Task instructions: Reproduce the data exactly and drop any pictures it holds.

Dataset extract:
· · · · ·
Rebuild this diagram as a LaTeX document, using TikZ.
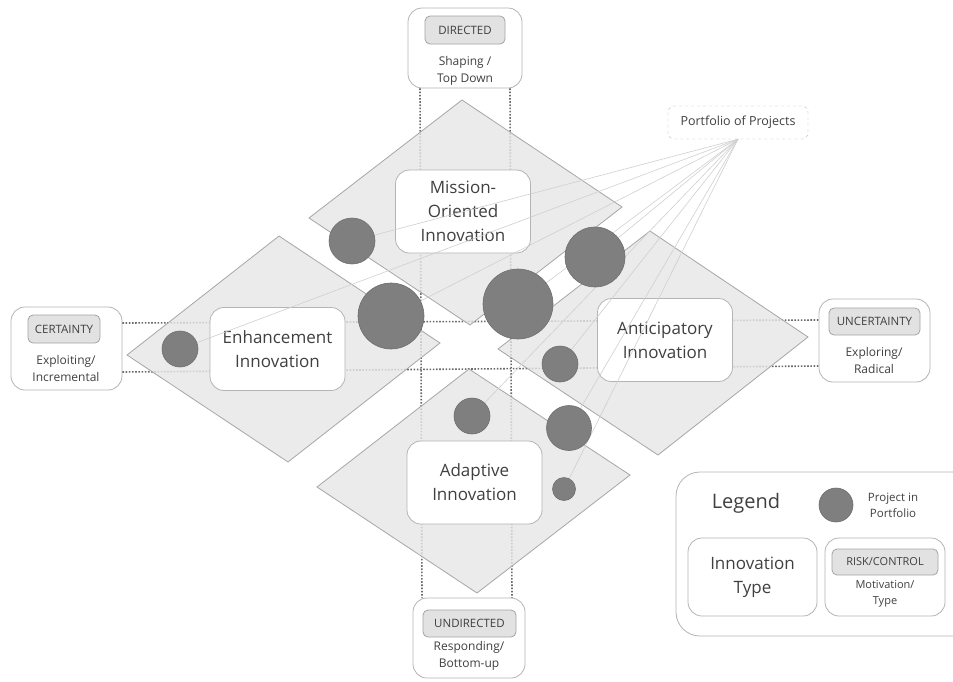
\documentclass[tikz,border=0pt]{standalone}
\usepackage{fontspec}
\setmainfont{Open Sans}
\definecolor{txt}{HTML}{404040}
\definecolor{diafill}{HTML}{E6E6E6}
\definecolor{diaedge}{HTML}{A6A6A6}
\definecolor{dotc}{HTML}{6A6A6A}
\definecolor{circfill}{HTML}{7F7F7F}
\definecolor{circedge}{HTML}{6E6E6E}
\definecolor{tagfill}{HTML}{E2E2E2}
\definecolor{tagedge}{HTML}{A4A4A4}
\definecolor{boxedge}{HTML}{B4B4B4}
\definecolor{spoke}{HTML}{CFCFCF}
\begin{document}
\begin{tikzpicture}[x=1pt,y=-1pt,
  every node/.style={text=txt, inner sep=0pt},
  dia/.style={fill=diafill, fill opacity=0.8, draw=diaedge, line width=0.8pt, line join=miter},
  typebox/.style={draw=boxedge, fill=white, rounded corners=14pt, line width=0.8pt,
    minimum width=135pt, minimum height=83pt, align=center,
    font=\fontsize{17}{24}\selectfont},
  sidebox/.style={draw=boxedge, fill=white, rounded corners=14pt, line width=0.8pt},
  tagbox/.style={draw=tagedge, fill=tagfill, rounded corners=5pt, line width=0.8pt,
    font=\fontsize{11.5}{14}\selectfont},
  subtext/.style={align=center, font=\fontsize{12}{17}\selectfont},
  project/.style={circle, fill=circfill, draw=circedge, line width=0.6pt},
  dotline/.style={draw=dotc, line width=1.6pt, dash pattern=on 1.6pt off 1.6pt},
  spokeline/.style={draw=spoke, line width=0.6pt}]
\useasboundingbox (0,0) rectangle (953,681);

% orientation boxes on the four sides
\node[sidebox, minimum width=114pt, minimum height=80pt] (dir) at (465,48) {};
\node[tagbox, minimum width=80pt, minimum height=28pt] (dirtag) at (465,30) {DIRECTED};
\node[subtext] (dirtxt) at (465,71) {Shaping /\\Top Down};

\node[sidebox, minimum width=112pt, minimum height=80pt] (undir) at (469,638) {};
\node[tagbox, minimum width=93pt, minimum height=27pt] (undirtag) at (469.5,623.5) {UNDIRECTED};
\node[subtext] (undirtxt) at (469,656) {Responding/\\Bottom-up};

\node[sidebox, minimum width=111pt, minimum height=83pt] (cert) at (66.5,348.5) {};
\node[tagbox, minimum width=72pt, minimum height=28pt] (certtag) at (64,329) {CERTAINTY};
\node[subtext] (certtxt) at (66,368) {Exploiting/\\Incremental};

\node[sidebox, minimum width=111pt, minimum height=83pt] (uncert) at (874.5,340.5) {};
\node[tagbox, minimum width=91pt, minimum height=27pt] (uncerttag) at (874.5,321.5) {UNCERTAINTY};
\node[subtext] (uncerttxt) at (874,360) {Exploring/\\Radical};

% dotted axes
\draw[dotline] (dir.south -| 420,0) -- (undir.north -| 422,0);
\draw[dotline] (dir.south -| 510,0) -- (undir.north -| 512,0);
\draw[dotline] (cert.east |- 0,323) -- (uncert.west |- 0,320);
\draw[dotline] (cert.east |- 0,372) -- (uncert.west |- 0,366);

% innovation quadrants
\path[dia] (462,100) -- (622,207) -- (470,325) -- (309,218) -- cycle;
\path[dia] (279,236) -- (440,343) -- (288,462) -- (127,355) -- cycle;
\path[dia] (650,231) -- (808,337) -- (658,455) -- (498,349) -- cycle;
\path[dia] (469,369) -- (630,475) -- (477,593) -- (317,487) -- cycle;

\node[typebox] (mission) at (463,211.5) {Mission-\\Oriented\\Innovation};
\node[typebox] (enh) at (277.5,349) {Enhancement\\Innovation};
\node[typebox] (anti) at (665,340) {Anticipatory\\Innovation};
\node[typebox] (adapt) at (474.5,482.5) {Adaptive\\Innovation};

% portfolio hub
\node[draw=boxedge, dashed, fill=white, rounded corners=6pt, minimum width=140pt,
  minimum height=33pt, font=\fontsize{12.5}{15}\selectfont] (pf) at (738,122.5) {Portfolio of Projects};

% project positions
\coordinate (c1) at (352,241);
\coordinate (c2) at (391,316);
\coordinate (c3) at (180,349);
\coordinate (c4) at (518,304);
\coordinate (c5) at (595,257);
\coordinate (c6) at (560,364);
\coordinate (c7) at (472,416);
\coordinate (c8) at (569,428);
\coordinate (c9) at (564,489);

% spokes from the portfolio to each project
\foreach \c in {c1,c2,c3,c4,c5,c6,c7,c8,c9}
  \draw[spokeline] (pf.south) -- (\c);

% projects, sized by weight
\foreach \c/\s in {c1/46,c2/66,c3/36,c4/70,c5/60,c6/36,c7/36,c8/45,c9/23}
  \node[project, minimum size=\s pt] (p\c) at (\c) {};

% legend
\node[sidebox, rounded corners=24pt, minimum width=300pt, minimum height=164pt] (legend) at (826,554) {};
\node[font=\fontsize{20}{24}\selectfont] (legtitle) at (746,503) {Legend};
\node[project, minimum size=34pt] (legcirc) at (836,505) {};
\node[align=center, font=\fontsize{11.5}{16}\selectfont] (legproj) at (893,505) {Project in\\Portfolio};
\node[sidebox, minimum width=129pt, minimum height=78pt, align=center,
  font=\fontsize{17}{24}\selectfont] (legtype) at (752.5,577) {Innovation\\Type};
\node[sidebox, minimum width=120pt, minimum height=78pt] (legrisk) at (885,577) {};
\node[tagbox, minimum width=106pt, minimum height=26pt, font=\fontsize{11}{14}\selectfont] (legtag) at (885,562) {RISK/CONTROL};
\node[align=center, font=\fontsize{11}{16}\selectfont] (legmot) at (885,594) {Motivation/\\Type};
\end{tikzpicture}
\end{document}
· · · · ·
Exercise answer:
Rebuild this diagram as a LaTeX document, using TikZ.
\documentclass[tikz,border=0pt]{standalone}
\usepackage{fontspec}
\setmainfont{Open Sans}
\definecolor{txt}{HTML}{404040}
\definecolor{diafill}{HTML}{E6E6E6}
\definecolor{diaedge}{HTML}{A6A6A6}
\definecolor{dotc}{HTML}{6A6A6A}
\definecolor{circfill}{HTML}{7F7F7F}
\definecolor{circedge}{HTML}{6E6E6E}
\definecolor{tagfill}{HTML}{E2E2E2}
\definecolor{tagedge}{HTML}{A4A4A4}
\definecolor{boxedge}{HTML}{B4B4B4}
\definecolor{spoke}{HTML}{CFCFCF}
\begin{document}
\begin{tikzpicture}[x=1pt,y=-1pt,
  every node/.style={text=txt, inner sep=0pt},
  dia/.style={fill=diafill, fill opacity=0.8, draw=diaedge, line width=0.8pt, line join=miter},
  typebox/.style={draw=boxedge, fill=white, rounded corners=14pt, line width=0.8pt,
    minimum width=135pt, minimum height=83pt, align=center,
    font=\fontsize{17}{24}\selectfont},
  sidebox/.style={draw=boxedge, fill=white, rounded corners=14pt, line width=0.8pt},
  tagbox/.style={draw=tagedge, fill=tagfill, rounded corners=5pt, line width=0.8pt,
    font=\fontsize{11.5}{14}\selectfont},
  subtext/.style={align=center, font=\fontsize{12}{17}\selectfont},
  project/.style={circle, fill=circfill, draw=circedge, line width=0.6pt},
  dotline/.style={draw=dotc, line width=1.6pt, dash pattern=on 1.6pt off 1.6pt},
  spokeline/.style={draw=spoke, line width=0.6pt}]
\useasboundingbox (0,0) rectangle (953,681);

% orientation boxes on the four sides
\node[sidebox, minimum width=114pt, minimum height=80pt] (dir) at (465,48) {};
\node[tagbox, minimum width=80pt, minimum height=28pt] (dirtag) at (465,30) {DIRECTED};
\node[subtext] (dirtxt) at (465,71) {Shaping /\\Top Down};

\node[sidebox, minimum width=112pt, minimum height=80pt] (undir) at (469,638) {};
\node[tagbox, minimum width=93pt, minimum height=27pt] (undirtag) at (469.5,623.5) {UNDIRECTED};
\node[subtext] (undirtxt) at (469,656) {Responding/\\Bottom-up};

\node[sidebox, minimum width=111pt, minimum height=83pt] (cert) at (66.5,348.5) {};
\node[tagbox, minimum width=72pt, minimum height=28pt] (certtag) at (64,329) {CERTAINTY};
\node[subtext] (certtxt) at (66,368) {Exploiting/\\Incremental};

\node[sidebox, minimum width=111pt, minimum height=83pt] (uncert) at (874.5,340.5) {};
\node[tagbox, minimum width=91pt, minimum height=27pt] (uncerttag) at (874.5,321.5) {UNCERTAINTY};
\node[subtext] (uncerttxt) at (874,360) {Exploring/\\Radical};

% dotted axes
\draw[dotline] (dir.south -| 420,0) -- (undir.north -| 422,0);
\draw[dotline] (dir.south -| 510,0) -- (undir.north -| 512,0);
\draw[dotline] (cert.east |- 0,323) -- (uncert.west |- 0,320);
\draw[dotline] (cert.east |- 0,372) -- (uncert.west |- 0,366);

% innovation quadrants
\path[dia] (462,100) -- (622,207) -- (470,325) -- (309,218) -- cycle;
\path[dia] (279,236) -- (440,343) -- (288,462) -- (127,355) -- cycle;
\path[dia] (650,231) -- (808,337) -- (658,455) -- (498,349) -- cycle;
\path[dia] (469,369) -- (630,475) -- (477,593) -- (317,487) -- cycle;

\node[typebox] (mission) at (463,211.5) {Mission-\\Oriented\\Innovation};
\node[typebox] (enh) at (277.5,349) {Enhancement\\Innovation};
\node[typebox] (anti) at (665,340) {Anticipatory\\Innovation};
\node[typebox] (adapt) at (474.5,482.5) {Adaptive\\Innovation};

% portfolio hub
\node[draw=boxedge, dashed, fill=white, rounded corners=6pt, minimum width=140pt,
  minimum height=33pt, font=\fontsize{12.5}{15}\selectfont] (pf) at (738,122.5) {Portfolio of Projects};

% project positions
\coordinate (c1) at (352,241);
\coordinate (c2) at (391,316);
\coordinate (c3) at (180,349);
\coordinate (c4) at (518,304);
\coordinate (c5) at (595,257);
\coordinate (c6) at (560,364);
\coordinate (c7) at (472,416);
\coordinate (c8) at (569,428);
\coordinate (c9) at (564,489);

% spokes from the portfolio to each project
\foreach \c in {c1,c2,c3,c4,c5,c6,c7,c8,c9}
  \draw[spokeline] (pf.south) -- (\c);

% projects, sized by weight
\foreach \c/\s in {c1/46,c2/66,c3/36,c4/70,c5/60,c6/36,c7/36,c8/45,c9/23}
  \node[project, minimum size=\s pt] (p\c) at (\c) {};

% legend
\node[sidebox, rounded corners=24pt, minimum width=300pt, minimum height=164pt] (legend) at (826,554) {};
\node[font=\fontsize{20}{24}\selectfont] (legtitle) at (746,503) {Legend};
\node[project, minimum size=34pt] (legcirc) at (836,505) {};
\node[align=center, font=\fontsize{11.5}{16}\selectfont] (legproj) at (893,505) {Project in\\Portfolio};
\node[sidebox, minimum width=129pt, minimum height=78pt, align=center,
  font=\fontsize{17}{24}\selectfont] (legtype) at (752.5,577) {Innovation\\Type};
\node[sidebox, minimum width=120pt, minimum height=78pt] (legrisk) at (885,577) {};
\node[tagbox, minimum width=106pt, minimum height=26pt, font=\fontsize{11}{14}\selectfont] (legtag) at (885,562) {RISK/CONTROL};
\node[align=center, font=\fontsize{11}{16}\selectfont] (legmot) at (885,594) {Motivation/\\Type};
\end{tikzpicture}
\end{document}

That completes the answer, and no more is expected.